Many clinical trials of novel and expensive therapies for rheumatic diseases are currently being carried out in Eastern Europe, South and Central America, and Asia. The principal investigators and sponsors of almost all these trials reside in Western Europe or the US, the results of the studies are usually published in western journals, and the largest and most lucrative markets for these therapies are in the more developed countries. As trial participants, subjects in the less developed regions mentioned have access to accurate diagnosis, regular and competent follow-up, and potentially effective, safe therapeutic agents. After the study is complete, however, very few participants will continue to have access to these therapies because of cost; even fewer will receive comparable ongoing rheumatologic care, because it is simply not available in many parts of the world. The ethical concerns raised here are comparable to those surrounding HIV and AIDS trials carried out in the developing world a few years ago.

It has become clear that optimum rheumatologic care involves early and accurate diagnosis, regular and appropriate follow-up, availability of a wide range of modalities for assessing clinical status, disease activity and progression, and unfettered access to all the various approved therapeutic options. It is unacceptable that so few can expect to receive optimum care. This is even true in the US and Europe, where the limited availability of rheumatologists to make diagnoses and provide follow-up assessments and care, inequities in health coverage, and lack of funding for recommended therapies all contribute to substandard care for many patients. These limitations are only magnified in the developing world.

With increasing divergence between optimum care and available care for patients with rheumatic diseases in most of the world, it is incumbent on us as members of the rheumatology community to ask what is our responsibility to establish minimal standards for rheumatologic care globally? This is especially urgent when so many clinical trials are being carried out in regions in which optimum rheumatologic care is not available. An objective of the Bone and Joint Decade is “to continually seek and promote cost effective prevention and treatment of musculoskeletal injuries and disorders” (www.boneandjointdecade.org). In a world teeming with unmet medical needs, providing adequate care for chronic rheumatic diseases that often affect people in midlife does not seem to be a high priority.

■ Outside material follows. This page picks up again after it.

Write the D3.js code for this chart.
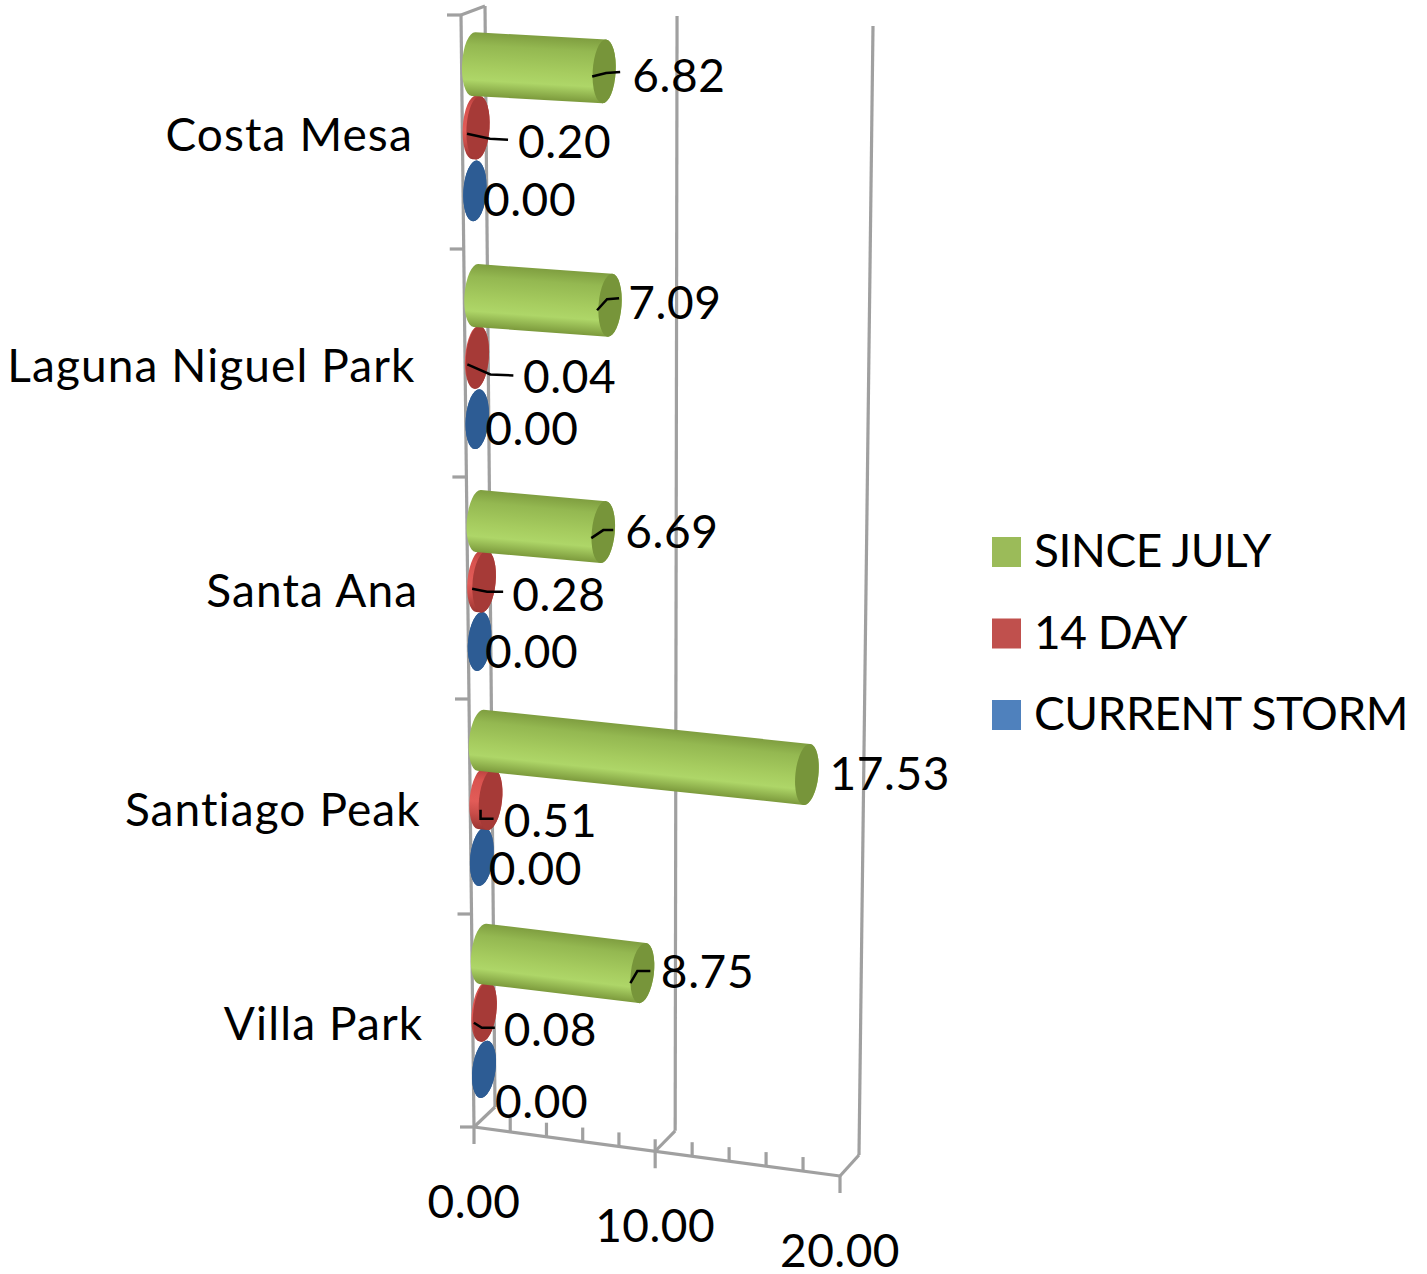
<!DOCTYPE html>
<html>
<head>
<meta charset="utf-8">
<script src="https://cdnjs.cloudflare.com/ajax/libs/d3/7.8.5/d3.min.js"></script>
<style>
    html, body { margin: 0; padding: 0; background: #fff; }
    svg { display: block; }
    text { font-family: Lato, "Open Sans", sans-serif; fill: #000; }
</style>
</head>
<body>
<script>
//data
var categories = ["Costa Mesa", "Laguna Niguel Park", "Santa Ana", "Santiago Peak", "Villa Park"];
var seriesNames = ["SINCE JULY", "14 DAY", "CURRENT STORM"];
var sinceJuly = [6.82, 7.09, 6.69, 17.53, 8.75];
var fourteenDay = [0.20, 0.04, 0.28, 0.51, 0.08];
var currentStorm = [0, 0, 0, 0, 0];
var valueTicks = [0, 10, 20];

//look of each series: body gradient stops, cap colour, legend colour
var looks = [
    { stops: ["#7f9e40", "#94b851", "#a6cc5f", "#aed668", "#7c9a3c"], cap: "#77953a", legend: "#9bbb59", shrink: 1 },
    { stops: ["#b5403d", "#d9534f", "#e25c58", "#c94d49", "#9c3532"], cap: "#a63a37", legend: "#c0504d", shrink: 1 },
    { stops: ["#2a5588", "#2f609a", "#31649f", "#2c5a90", "#285284"], cap: "#2d5c94", legend: "#4f81bd", shrink: 0.96 }
];

//hand placed data labels and leader lines, relative to the end of each bar [series][category]
var labelNudge = [
    [[26.5, 20.5], [16.6, 13.7], [20.5, 16], [22.6, 15.5], [17, 15]],
    [[40, 30], [45.6, 36], [28, 29], [13.3, 37], [19, 34]],
    [[8, 25], [8, 26], [5.5, 26.7], [7, 28], [11, 49]]
];
var leaders = [
    [[[-12, 5], [2, 1.5], [16, 0.5]], [[-13, 5], [-3, -6], [9, -7]], [[-12, 6], [0, -2], [10, -2]], null, [[-12, 10], [-5, -2], [8, -2]]],
    [[[-11, 6], [12, 11], [30, 12]], [[-10, 7], [13, 17], [36, 18]], [[-12, 7], [3, 10], [19, 10]], [[-10, 10], [-10, 19], [3, 19]], [[-11, 11], [-3, 16], [10, 16]]],
    [null, null, null, null, null]
];

var width = 1427,
    height = 1274,
    fontSize = 46,
    gridColor = "#a0a0a0";

var svg = d3.select("body").append("svg")
    .attr("width", width)
    .attr("height", height);
var defs = svg.append("defs");

//the 3D box: corners of front (d=0) and back (d=1) planes
var box = {
    front: { tl: [461, 15], bl: [474, 1127], tr: [849, 36], br: [840, 1176] },
    back: { tl: [485, 6], bl: [495, 1107], tr: [873, 26], br: [859, 1155] }
};

var x = d3.scaleLinear().domain([0, 10, 20]).range([0, 0.495, 1]);
//rows get shorter towards the viewer
var rowY = d3.scaleLinear().domain([0, 1, 2, 3, 4, 5]).range([15, 249, 477, 699, 914, 1127]);
var rowV = d3.scaleLinear().domain([15, 1127]).range([0, 1]);
var seriesOffset = d3.scalePoint().domain(seriesNames).range([0.23, 0.775]);

function lerp(a, b, t) {
    return [a[0] + (b[0] - a[0]) * t, a[1] + (b[1] - a[1]) * t];
}

function project(value, row, depth) {
    var u = x(value),
        v = rowV(rowY(row));
    var front = lerp(lerp(box.front.tl, box.front.tr, u), lerp(box.front.bl, box.front.br, u), v);
    var back = lerp(lerp(box.back.tl, box.back.tr, u), lerp(box.back.bl, box.back.br, u), v);
    return lerp(front, back, depth);
}

function drawLine(g, a, b) {
    g.append("line")
        .attr("x1", a[0]).attr("y1", a[1])
        .attr("x2", b[0]).attr("y2", b[1])
        .attr("stroke", gridColor)
        .attr("stroke-width", 3.2);
}

//walls and floor
var grid = svg.append("g");
valueTicks.forEach(function (t) {
    drawLine(grid, project(t, 0, 1), project(t, 5, 1));
    drawLine(grid, project(t, 5, 0), project(t, 5, 1));
});
drawLine(grid, project(0, 0, 0), project(0, 5, 0));
drawLine(grid, project(0, 0, 0), project(0, 0, 1));
drawLine(grid, project(0, 5, 0), project(20, 5, 0));

//ticks
d3.range(6).forEach(function (r) {
    var p = project(0, r, 0);
    drawLine(grid, [p[0] - 14, p[1]], p);
});
x.ticks(10).forEach(function (t) {
    var p = project(t, 5, 0);
    if (valueTicks.indexOf(t) >= 0) {
        drawLine(grid, [p[0], p[1] - (t > 0 && t < 20 ? 12 : 0)], [p[0], p[1] + 17]);
    } else {
        drawLine(grid, [p[0], p[1] - 14], p);
    }
});

svg.append("g").selectAll("text")
    .data(valueTicks)
    .enter().append("text")
    .attr("x", function (d) { return project(d, 5, 0)[0]; })
    .attr("y", function (d) { return project(d, 5, 0)[1] + 91; })
    .attr("text-anchor", "middle")
    .attr("font-size", fontSize)
    .attr("letter-spacing", 0.5)
    .text(d3.format(".2f"));

svg.append("g").selectAll("text")
    .data(categories)
    .enter().append("text")
    .attr("x", function (d, i) { return project(0, i + 0.5, 0)[0] - 49.5; })
    .attr("y", function (d, i) { return project(0, i + 0.5, 0)[1] + 19; })
    .attr("text-anchor", "end")
    .attr("font-size", fontSize)
    .attr("letter-spacing", 1.1)
    .text(function (d) { return d; });

//cylinders, back series first so that the green one sits on top
var allSeries = [sinceJuly, fourteenDay, currentStorm];
var bars = svg.append("g");

function drawBar(s, c) {
    var value = allSeries[s][c],
        look = looks[s],
        row = c + seriesOffset(seriesNames[s]);
    var p0 = project(0, row, 0.5),
        p1 = project(value, row, 0.5),
        far = project(20, row, 0.5);
    var angle = Math.atan2(far[1] - p0[1], far[0] - p0[0]),
        deg = angle * 180 / Math.PI;
    var ry = (32 - 2 * rowV(rowY(row))) * look.shrink,
        rx = 11.5;
    var nx = Math.sin(angle) * ry,
        ny = -Math.cos(angle) * ry;

    var id = "bar-" + s + "-" + c;
    var grad = defs.append("linearGradient")
        .attr("id", id)
        .attr("gradientUnits", "userSpaceOnUse")
        .attr("x1", p0[0] + nx).attr("y1", p0[1] + ny)
        .attr("x2", p0[0] - nx).attr("y2", p0[1] - ny);
    [0, 0.2, 0.55, 0.75, 1].forEach(function (o, i) {
        grad.append("stop").attr("offset", o).attr("stop-color", look.stops[i]);
    });

    var arc = "A" + rx + "," + ry + " " + deg + " 0 ";
    bars.append("path")
        .attr("d", "M" + (p0[0] + nx) + "," + (p0[1] + ny) +
            "L" + (p1[0] + nx) + "," + (p1[1] + ny) +
            arc + "1 " + (p1[0] - nx) + "," + (p1[1] - ny) +
            "L" + (p0[0] - nx) + "," + (p0[1] - ny) +
            arc + "1 " + (p0[0] + nx) + "," + (p0[1] + ny) + "Z")
        .attr("fill", "url(#" + id + ")");
    bars.append("ellipse")
        .attr("rx", rx)
        .attr("ry", ry)
        .attr("transform", "translate(" + p1[0] + "," + p1[1] + ") rotate(" + deg + ")")
        .attr("fill", look.cap);
}

categories.forEach(function (d, c) {
    d3.range(seriesNames.length).reverse().forEach(function (s) {
        drawBar(s, c);
    });
});

//data labels and leaders
var labels = svg.append("g");
allSeries.forEach(function (values, s) {
    values.forEach(function (value, c) {
        var end = project(value, c + seriesOffset(seriesNames[s]), 0.5);
        if (leaders[s][c]) {
            labels.append("path")
                .attr("d", d3.line()(leaders[s][c].map(function (o) {
                    return [end[0] + o[0], end[1] + o[1]];
                })))
                .attr("fill", "none")
                .attr("stroke", "#000")
                .attr("stroke-width", 2.5);
        }
        labels.append("text")
            .attr("x", end[0] + labelNudge[s][c][0] + (s == 0 && c != 3 ? 1.5 : 0))
            .attr("y", end[1] + labelNudge[s][c][1])
            .attr("font-size", fontSize)
            .attr("letter-spacing", 0.6)
            .text(d3.format(".2f")(value));
    });
});

//legend
var legendY = d3.scalePoint().domain(seriesNames).range([537, 700]);
var legend = svg.append("g").selectAll("g")
    .data(seriesNames)
    .enter().append("g")
    .attr("transform", function (d) { return "translate(992," + legendY(d) + ")"; });
legend.append("rect")
    .attr("width", 29)
    .attr("height", 30)
    .attr("fill", function (d, i) { return looks[i].legend; });
legend.append("text")
    .attr("x", 42)
    .attr("y", 30)
    .attr("font-size", fontSize)
    .attr("letter-spacing", -0.5)
    .text(function (d) { return d; });
</script>
</body>
</html>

Perhaps the time has come for all members of the rheumatology community...to come together and demand an acceptable minimal standard of care for all rheumatic disease patients

Perhaps the time has come for all members of the rheumatology community—including the health-care providers, the pharmaceutical companies, the private and public insurers, the various professional and patient organizations, and all those people affected by rheumatic disease—to come together and demand an acceptable minimal standard of care for all rheumatic disease patients as a human right.

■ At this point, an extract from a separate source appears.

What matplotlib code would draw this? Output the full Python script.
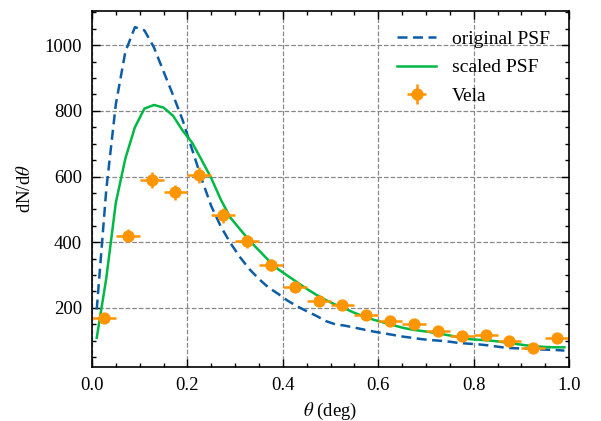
import matplotlib.pyplot as plt
import numpy as np

plt.rcParams['font.family'] = ['Liberation Serif', 'DejaVu Serif']
plt.rcParams['mathtext.fontset'] = 'stix'

# PSF model curves, sampled every 0.02 deg
theta = [0.01, 0.03, 0.05, 0.07, 0.09, 0.11, 0.13, 0.15, 0.17, 0.19,
         0.21, 0.23, 0.25, 0.27, 0.29, 0.31, 0.33, 0.35, 0.37, 0.39,
         0.41, 0.43, 0.45, 0.47, 0.49, 0.51, 0.53, 0.55, 0.57, 0.59,
         0.61, 0.63, 0.65, 0.67, 0.69, 0.71, 0.73, 0.75, 0.77, 0.79,
         0.81, 0.83, 0.85, 0.87, 0.89, 0.91, 0.93, 0.95, 0.97, 0.99]
psf_orig = [195, 560, 820, 980, 1055, 1045, 993, 920, 848, 772,
            682, 592, 510, 448, 398, 355, 318, 288, 262, 243,
            222, 205, 190, 176, 160, 150, 146, 140, 134, 128,
            123, 118, 113, 109, 105, 102, 100, 97, 93, 91,
            89, 86, 82, 78, 77, 76, 74, 73, 72, 70]
psf_scaled = [109, 290, 520, 655, 750, 807, 818, 810, 785, 740,
              703, 650, 595, 530, 475, 440, 405, 375, 345, 318,
              298, 278, 258, 240, 224, 210, 198, 185, 174, 164,
              156, 148, 140, 134, 130, 126, 121, 116, 110, 105,
              103, 101, 98, 94, 90, 86, 83, 81, 80, 80]

# Vela counts
vela_x = [0.025, 0.075, 0.125, 0.175, 0.225, 0.275, 0.325, 0.375, 0.425, 0.475,
          0.525, 0.575, 0.625, 0.675, 0.725, 0.775, 0.825, 0.875, 0.925, 0.975]
vela_y = [170, 420, 590, 552, 605, 482, 403, 330, 263, 220,
          210, 177, 160, 152, 130, 114, 116, 98, 78, 108]
vela_yerr = [13, 20, 24, 23, 25, 22, 20, 18, 16, 15,
             14, 13, 13, 12, 11, 11, 11, 10, 9, 10]
vela_xerr = [0.025] * len(vela_x)

fig = plt.figure(figsize=(6.01, 4.21), dpi=100)
ax = fig.add_axes([0.153, 0.128, 0.794, 0.846])

ax.plot(theta, psf_orig, '--', color='#0C5DA5', lw=1.8, dashes=(4, 2.2), label='original PSF')
ax.plot(theta, psf_scaled, '-', color='#00B945', lw=1.8, label='scaled PSF')
ax.errorbar(vela_x, vela_y, xerr=vela_xerr, yerr=vela_yerr, fmt='o', color='#FF9500',
            ms=7.8, elinewidth=1.8, capsize=0, label='Vela')

ax.set_xlim(0, 1)
ax.set_xticks([0, 0.2, 0.4, 0.6, 0.8, 1.0])
ax.set_yticks([200, 400, 600, 800, 1000])
ax.xaxis.set_minor_locator(plt.MultipleLocator(0.05))
ax.yaxis.set_minor_locator(plt.MultipleLocator(50))
ax.tick_params(which='both', direction='in', top=True, right=True, labelsize=13.5, width=1.0, pad=7)
ax.tick_params(which='major', length=6)
ax.tick_params(which='minor', length=3)
for s in ax.spines.values():
    s.set_linewidth(1.2)
ax.grid(True, which='major', ls='--', color='#888888', lw=0.9)

ax.set_xlabel(r'$\theta\ $(deg)', fontsize=13.5, labelpad=5)
ax.set_ylabel(r'dN/d$\theta$', fontsize=13.5, labelpad=8)
ax.legend(loc='upper right', frameon=False, fontsize=14, handlelength=2.0,
          handletextpad=0.8, labelspacing=0.55, borderaxespad=0.6)

fig.savefig('out.png', dpi=100)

Only broad-based proactive advocacy will bring about timely change. Rheumatology has become a global community, at least as regards the generation of new information from clinical trials. We need to work together to ensure that exploitation of patients in clinical trials neither occurs, nor seems to occur, and that the results generated are useful and available to all. Currently, only those who already have good access to rheumatology care and therapies benefit from the results of clinical trials carried out in the developing world. One way to improve the balance of the risk-to-benefit ratio for participants in these clinical trials would be for the global rheumatology community to embrace its ethical responsibility to improve the care of all patients with rheumatic disease, wherever they are.